The next morning, I headed further south by ferry, to the even less populated Uist Islands. The sun was shining, skipping shards of gold across the ocean’s surface, and as I rounded a curve in the road, I realized that Scotland has some of the finest beaches on the planet. It was the perfect twist to my story – pure white sand, cornflower blue sea – beaches that rivaled the Caribbean, hidden in the Outer Hebrides. Inspired by the beauty surrounding me, I decided to take a swim. To my surprise, the water in mid-June was no colder than the local waters in Orange County. I bobbed and bodysurfed alone in the vast, aquamarine ocean. When I returned to the beach, I found a young woman in a red dress, sitting on the sand, playing the bagpipes. She told me that the bagpipes’ air bladder was once made from sheep’s stomach and I noted that something of the sheep seems to remain in the instrument; the cry is plaintive, always seeking, but ever hopeful. Each song the woman played told a story of its own.

[Epilogue]
Two days later, I was back in Edinburgh, savoring the ultimate splurge: room 652 of the Balmoral Hotel. Oddly, for a hotel steeped in history, the room is most famous for a piece of modern graffiti. At the base of a bust of Hermes, J.K. Rowling scrawled: “JK Rowling finished writing Harry Potter and the Deathly Hallows in this room (652) on 11th Jan, 2007.” As I took a bath in Ms. Rowling’s tub, I got to thinking about how my entire journey seemed to have a sense of serendipitous enchantment. Maybe it was something about the morning fog of Edinburgh’s Royal Mile, or the mysterious history of the Callanish Standing Stones. Maybe it was the ever-friendly locals, always quick with a pint and a yarn. Whatever the case, Scotland enchanted me.
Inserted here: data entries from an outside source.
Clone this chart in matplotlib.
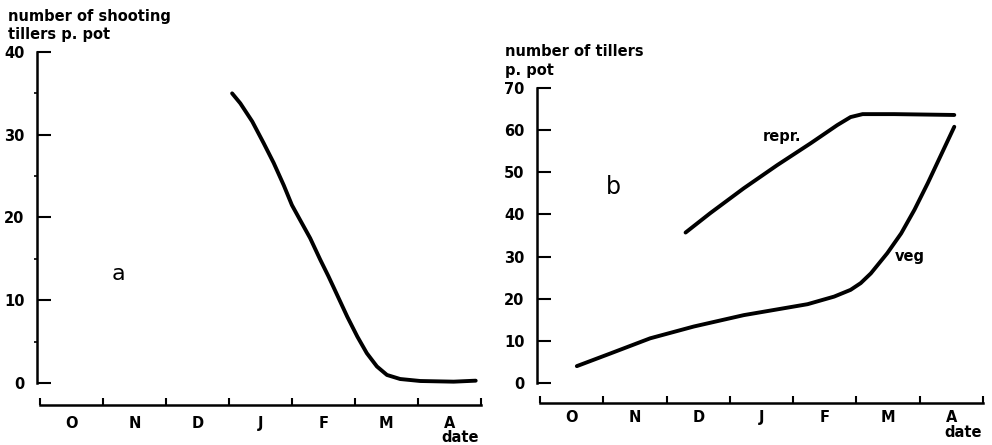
import matplotlib.pyplot as plt
from matplotlib.ticker import FixedLocator, NullFormatter

plt.rcParams['font.family'] = ['DejaVu Sans']

# months, October to April; x is months after 1 October
months = ['O', 'N', 'D', 'J', 'F', 'M', 'A']

# panel a: shooting tillers per pot
shoot_x = [3.05, 3.18, 3.37, 3.55, 3.71, 3.87, 4.0, 4.13, 4.29, 4.45, 4.58, 4.66,
           4.88, 5.04, 5.19, 5.35, 5.51, 5.72, 6.04, 6.57, 6.92]
shoot_y = [35.0, 33.8, 31.6, 29.0, 26.6, 23.9, 21.5, 19.7, 17.5, 14.9, 12.9, 11.6,
           8.0, 5.6, 3.6, 2.0, 0.97, 0.48, 0.24, 0.16, 0.28]

# panel b: reproductive and vegetative tillers per pot
repr_x = [2.3, 2.69, 3.22, 3.75, 4.28, 4.7, 4.91, 5.1, 5.6, 6.55]
repr_y = [35.7, 40.3, 46.2, 51.7, 56.9, 61.2, 63.1, 63.8, 63.8, 63.6]
veg_x = [0.58, 1.11, 1.74, 2.43, 3.22, 4.23, 4.65, 4.91, 5.07, 5.23, 5.49, 5.71,
         5.92, 6.13, 6.34, 6.55]
veg_y = [4.0, 7.0, 10.6, 13.4, 16.1, 18.7, 20.5, 22.1, 23.7, 26.0, 30.8, 35.5,
         41.1, 47.4, 54.1, 60.8]

fig = plt.figure(figsize=(9.92, 4.45), dpi=100)
W, H = 992.0, 445.0
FS = 10.5


def setup(ax, ymax, ymin, major, minor, xpad):
    ax.set_xlim(-0.05, 7.02)
    ax.set_ylim(ymin, ymax)
    for s in ['top', 'right']:
        ax.spines[s].set_visible(False)
    ax.spines['left'].set_bounds(0, ymax)
    ax.spines['left'].set_linewidth(1.8)
    ax.spines['bottom'].set_bounds(0, 7)
    ax.spines['bottom'].set_linewidth(1.8)
    ax.set_yticks(major)
    ax.yaxis.set_minor_locator(FixedLocator(minor))
    ax.tick_params(axis='y', which='major', direction='in', length=10, width=1.5,
                   labelsize=FS, pad=9)
    ax.tick_params(axis='y', which='minor', direction='out', length=2, width=1.2)
    ax.set_xticks(range(8))
    ax.xaxis.set_major_formatter(NullFormatter())
    ax.set_xticks([m + 0.5 for m in range(7)], minor=True)
    ax.set_xticklabels(months, minor=True)
    ax.tick_params(axis='x', which='major', direction='in', length=5, width=1.5)
    ax.tick_params(axis='x', which='minor', length=0, labelsize=FS, pad=xpad)
    for lab in ax.get_xticklabels(minor=True) + ax.get_yticklabels():
        lab.set_fontweight('bold')
    ax.set_facecolor('none')


# panel a
ax1 = fig.add_axes([37 / W, 1 - 405 / H, 445 / W, 353 / H])
setup(ax1, 40, -2.66, [0, 10, 20, 30, 40], [5, 15, 25, 35], 8)
ax1.plot(shoot_x, shoot_y, color='black', lw=2.8, solid_capstyle='round')
ax1.text(1.24, 13.2, 'a', fontsize=16, ha='center', va='center')
ax1.text(6.68, -6.6, 'date', fontsize=FS, fontweight='bold', ha='center', va='center')
fig.text(8 / W, 1 - 16 / H, 'number of shooting', fontsize=FS, fontweight='bold',
         va='center')
fig.text(8 / W, 1 - 34 / H, 'tillers p. pot', fontsize=FS, fontweight='bold',
         va='center')

# panel b
ax2 = fig.add_axes([537 / W, 1 - 403 / H, 447 / W, 315 / H])
setup(ax2, 70, -4.75, [0, 10, 20, 30, 40, 50, 60, 70], [], 5)
ax2.plot(repr_x, repr_y, color='black', lw=2.8, solid_capstyle='round')
ax2.plot(veg_x, veg_y, color='black', lw=2.8, solid_capstyle='round')
ax2.text(3.83, 58.4, 'repr.', fontsize=FS, fontweight='bold', ha='center', va='center')
ax2.text(5.84, 30.0, 'veg', fontsize=FS, fontweight='bold', ha='center', va='center')
ax2.text(1.16, 46.6, 'b', fontsize=17, ha='center', va='center')
ax2.text(6.69, -11.8, 'date', fontsize=FS, fontweight='bold', ha='center', va='center')
fig.text(505 / W, 1 - 52 / H, 'number of tillers', fontsize=FS, fontweight='bold',
         va='center')
fig.text(505 / W, 1 - 70 / H, 'p. pot', fontsize=FS, fontweight='bold', va='center')

fig.savefig('out.png', dpi=100)
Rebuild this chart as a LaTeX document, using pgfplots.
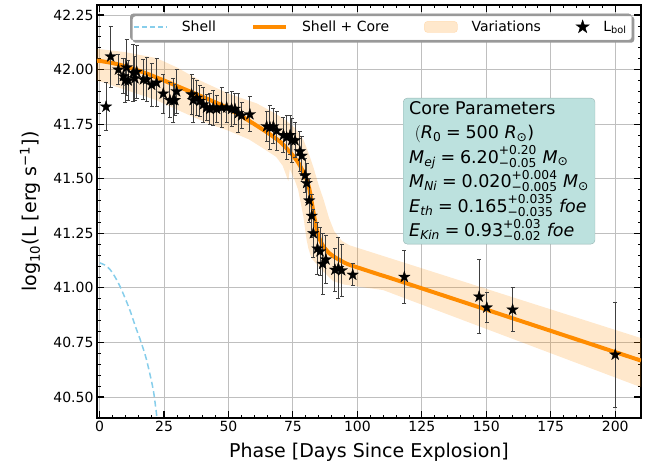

As I sat down at my computer, and began to type, I hoped that my words might capture the magic that Scotland and its celebrated storytellers seem to hold in endless reserve.


Steve’s Best of Scotland
Best Hotel  ::  The Balmoral, where J.K. Rowling famously finished her Harry Potter series
::  thebalmoralhotel.com
Best Festival  ::  The Edinburgh Fringe Fest is widely considered the best arts festival in the world. It’s full of storytellers of all varieties.
:: edfringe.com
Best Plate  ::  11 Hour Slow Roasted Pork Belly at Restaurant Mark Greenaway
:: markgreenaway.com
Best Coffee  ::  Another Rowling haunt, The Elephant House, is great for a coffee or tea.  
:: elephanthouse.biz
Best Mystery  ::  From 2010-2011, 10 incredible paper sculptures, made from books, were anonymously left at museums that support storytelling and reading throughout Scotland (including one at the Scottish Storytelling Center). Many are still on display.